Have you been to commercial meat operations? I am not talking about millions of non human lives held in captivity, raped and slaughtered..but the condition of the labour in meat processing and meat packing industry.

It’s not a cowboy who brings your steak to the table, but probably some undocumented immigrant paid slave wages and living in a shed.

https://amp.theguardian.com/world/2014/dec/21/life-inside-am...

https://www.newyorker.com/magazine/2017/05/08/exploitation-a...

https://www.jsonline.com/in-depth/news/special-reports/dairy...

https://www.onegreenplanet.org/environment/smithfields-hog-f...

https://stonepierpress.org/goodfoodnews/wastelands-book-revi...


> comparing meat eating to slavery makes you seen even more unreasonable

I think that is an attitude that our culture will be ashamed of in the near future, just like we are ashamed of slavery now. The agricultural practices are almost identical (different mammal). The major difference is that we consume the flesh of one, and the produce of another.
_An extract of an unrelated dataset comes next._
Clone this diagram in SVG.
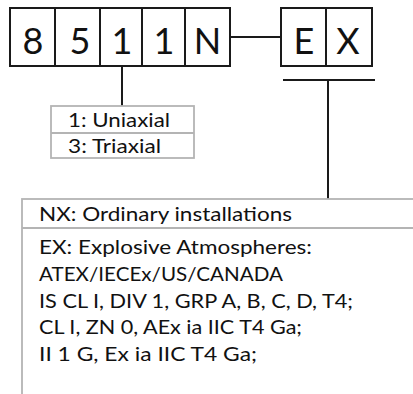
<svg xmlns="http://www.w3.org/2000/svg" width="413" height="394" viewBox="0 0 413 394">
<style>
.cell{fill:#fff;stroke:#1a1a1a;stroke-width:2}
.big{font-family:Lato,"Liberation Sans",sans-serif;font-size:36px;fill:#111;text-anchor:middle}
.lbl{font-family:Lato,"Liberation Sans",sans-serif;font-size:20px;fill:#111}
.tbl{fill:#fff;stroke:#b4b4b4;stroke-width:1.8}
.conn{stroke:#1a1a1a;stroke-width:2;fill:none}
</style>
<rect width="413" height="394" fill="#fff"/>
<g id="connectors">
<line class="conn" x1="230" y1="37" x2="281" y2="37"/>
<line class="conn" x1="122" y1="66" x2="122" y2="106"/>
<line class="conn" x1="283" y1="80" x2="375" y2="80"/>
<line class="conn" x1="328" y1="80" x2="328" y2="199"/>
</g>
<g id="model-code">
<rect class="cell" x="10" y="8" width="45" height="58"/>
<rect class="cell" x="55" y="8" width="45" height="58"/>
<rect class="cell" x="100" y="8" width="42" height="58"/>
<rect class="cell" x="142" y="8" width="43" height="58"/>
<rect class="cell" x="185" y="8" width="45" height="58"/>
<text class="big" x="33" y="54">8</text>
<text class="big" x="80" y="54">5</text>
<text class="big" x="122" y="54">1</text>
<text class="big" x="164" y="54">1</text>
<text class="big" x="207.5" y="54">N</text>
</g>
<g id="suffix">
<rect class="cell" x="281" y="8" width="45" height="58"/>
<rect class="cell" x="326" y="8" width="46" height="58"/>
<text class="big" x="304" y="54">E</text>
<text class="big" x="348" y="54">X</text>
</g>
<g id="axis-options">
<rect class="tbl" x="51" y="106" width="143" height="52"/>
<line class="tbl" x1="51" y1="133" x2="194" y2="133"/>
<text class="lbl" x="68" y="127" textLength="102" lengthAdjust="spacingAndGlyphs">1: Uniaxial</text>
<text class="lbl" x="68" y="153" textLength="93" lengthAdjust="spacingAndGlyphs">3: Triaxial</text>
</g>
<g id="approval-options">
<rect class="tbl" x="22" y="199" width="400" height="210"/>
<line class="tbl" x1="22" y1="228" x2="413" y2="228"/>
<text class="lbl" x="39" y="221" textLength="253" lengthAdjust="spacingAndGlyphs">NX: Ordinary installations</text>
<text class="lbl" x="39" y="254" textLength="273" lengthAdjust="spacingAndGlyphs">EX: Explosive Atmospheres:</text>
<text class="lbl" x="39" y="281" textLength="244" lengthAdjust="spacingAndGlyphs">ATEX/IECEx/US/CANADA</text>
<text class="lbl" x="39" y="308" textLength="314" lengthAdjust="spacingAndGlyphs">IS CL I, DIV 1, GRP A, B, C, D, T4;</text>
<text class="lbl" x="39" y="334" textLength="263" lengthAdjust="spacingAndGlyphs">CL I, ZN 0, AEx ia IIC T4 Ga;</text>
<text class="lbl" x="39" y="361" textLength="218" lengthAdjust="spacingAndGlyphs">II 1 G, Ex ia IIC T4 Ga;</text>
</g>
</svg>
The only reason for saying that the enslavement of other animals is ok, while the enslavement of humans is not, is if we can come up with a reason that makes us special and those other animals not. There is only shaky ground for any of those possible reasons, and believing them puts blinders on what we can know. I.e., we will not recognize things that do not fit our conceptions, which has big implications for our biological science, psychology and philosophy.

The fact is that meat eating, like slavery, is not reasonable. It is just something we grew up doing (individually and as a species). Any argument advocating it is as superficial and misleading as antebellum racial theorists. That is an uncomfortable truth.
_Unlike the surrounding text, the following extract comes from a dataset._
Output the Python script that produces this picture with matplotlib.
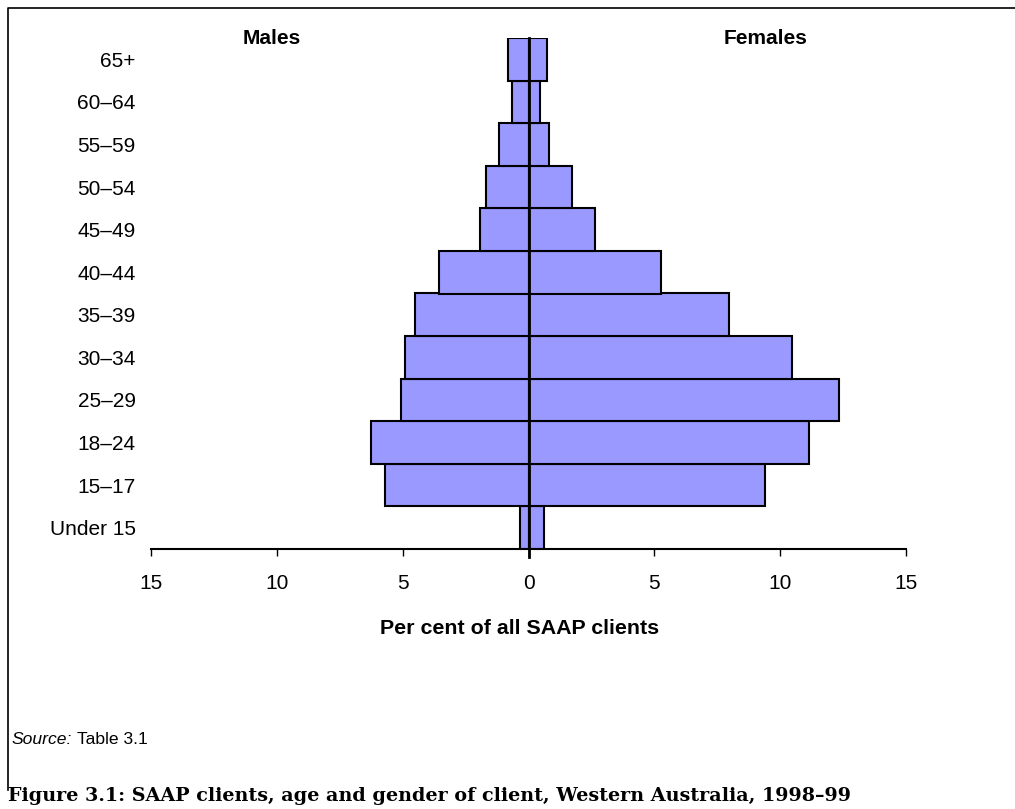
import matplotlib
matplotlib.use("Agg")
import matplotlib.pyplot as plt
from matplotlib.lines import Line2D
import numpy as np

plt.rcParams['font.family'] = ['Liberation Sans', 'DejaVu Sans']

# age groups, bottom to top
ages = ['Under 15', '15–17', '18–24', '25–29', '30–34', '35–39',
        '40–44', '45–49', '50–54', '55–59', '60–64', '65+']
males = [0.32, 5.71, 6.27, 5.08, 4.92, 4.52, 3.57, 1.94, 1.67, 1.19, 0.67, 0.83]
females = [0.63, 9.40, 11.15, 12.34, 10.48, 7.98, 5.28, 2.66, 1.71, 0.83, 0.44, 0.75]
xticks = [-15, -10, -5, 0, 5, 10, 15]
xticklabels = ['15', '10', '5', '0', '5', '10', '15']

W, H = 1015, 809
fig = plt.figure(figsize=(W / 100, H / 100), dpi=100)
ax = fig.add_axes([151 / W, 1 - 549 / H, (906 - 151) / W, (549 - 38) / H])

y = np.arange(len(ages))
bar_kw = dict(height=1.0, color='#9999ff', edgecolor='black', linewidth=1.5)
ax.barh(y, -np.array(males), **bar_kw)
ax.barh(y, females, **bar_kw)

# centre line between the two halves
ax.plot([0, 0], [-0.68, len(ages) - 0.5], color='black', lw=2, clip_on=False, zorder=5)

ax.set_xlim(-15, 15)
ax.set_ylim(-0.5, len(ages) - 0.5)
ax.set_yticks(y)
ax.set_yticklabels(ages, fontsize=15)
ax.tick_params(axis='y', length=0, pad=11)
ax.set_xticks(xticks)
ax.set_xticklabels(xticklabels, fontsize=15)
ax.tick_params(axis='x', direction='out', length=5, width=1, pad=13)
for s in ['top', 'right', 'left']:
    ax.spines[s].set_visible(False)
ax.spines['bottom'].set_linewidth(1.5)

fig.text(520 / W, 1 - 628 / H, 'Per cent of all SAAP clients', ha='center', va='center',
         fontsize=15.4, fontweight='bold')
fig.text(272 / W, 1 - 38 / H, 'Males', ha='center', va='center', fontsize=15, fontweight='bold')
fig.text(766 / W, 1 - 38 / H, 'Females', ha='center', va='center', fontsize=15, fontweight='bold')

# frame on the top and left
fig.add_artist(Line2D([8 / W, 8 / W, 1.0], [1 - 790 / H, 1 - 8 / H, 1 - 8 / H],
                      color='black', lw=1.2, transform=fig.transFigure))

src = fig.text(12 / W, 1 - 739 / H, 'Source:', ha='left', va='center', fontsize=12.6, style='italic')
ax.annotate('Table 3.1', xy=(1, 0.5), xycoords=src, xytext=(3, 0), textcoords='offset points',
            ha='left', va='center', fontsize=12.6, annotation_clip=False)

fig.text(8 / W, 1 - 796 / H,
         'Figure 3.1: SAAP clients, age and gender of client, Western Australia, 1998–99',
         ha='left', va='center', fontsize=13.8, fontweight='bold',
         family=['DejaVu Serif'])

fig.savefig('out.png', dpi=100)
Nonsense. Try telling the lion it is being cruel to the Antelope, or the wolf it is being cruel to the deer. All life (minus plants and Cyanobacteria) get their energy from eating other living things. That’s just the way it works.
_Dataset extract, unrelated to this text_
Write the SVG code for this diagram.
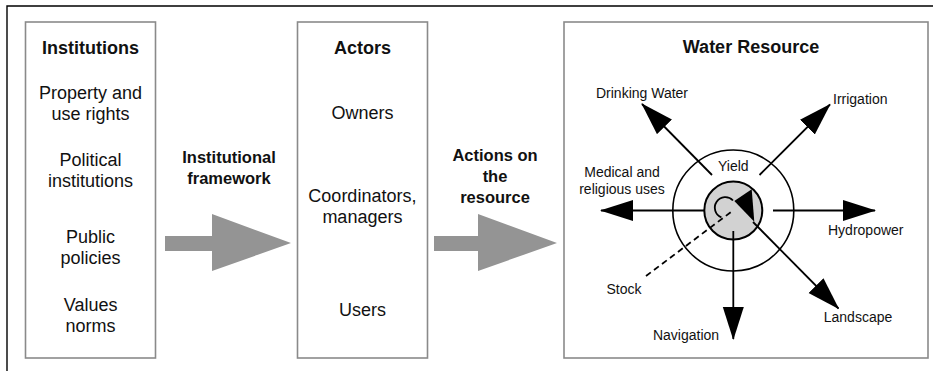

Rape is also ubiquitous in the animal kingdom (and human history), yet we don't find that to be a convincing moral justification for raping women.


Sometimes we compare dissimilar things and in the process discover new truths. We don't compare them to see which is worse, we don't compare to rank them, but to discern similarities and differences and, in doing so, gain a better understanding of both our subjects; even, why not, of ourselves.


It's only unreasonable to compare factory farming to human slavery if one believes that the rights of animals compared to humans is similar or worse than slaveholders believed the rights of their slaves to be compared to thme.

For the record I eat meat, but I'm under no illusions regarding the cruelty of the process. I support all laws that would increase farm animal welfare, even if it means my steak gets more expensive, it's simple enough to make good veggie dishes once in a while.


If — and I recognise that it is an "if" given the current lack of any sufficient testable definition of subjective consciousness awareness of self — if farm animals are self-aware, then slavery would be several steps up from their current existence.

We only stopped feeding cows to other cows because of a fear humans might get prion diseases.

Coming at it from the other direction, "what if humans were food?" is a horror trope, be it vampires, zombies, werewolves, or psychopath cannibals.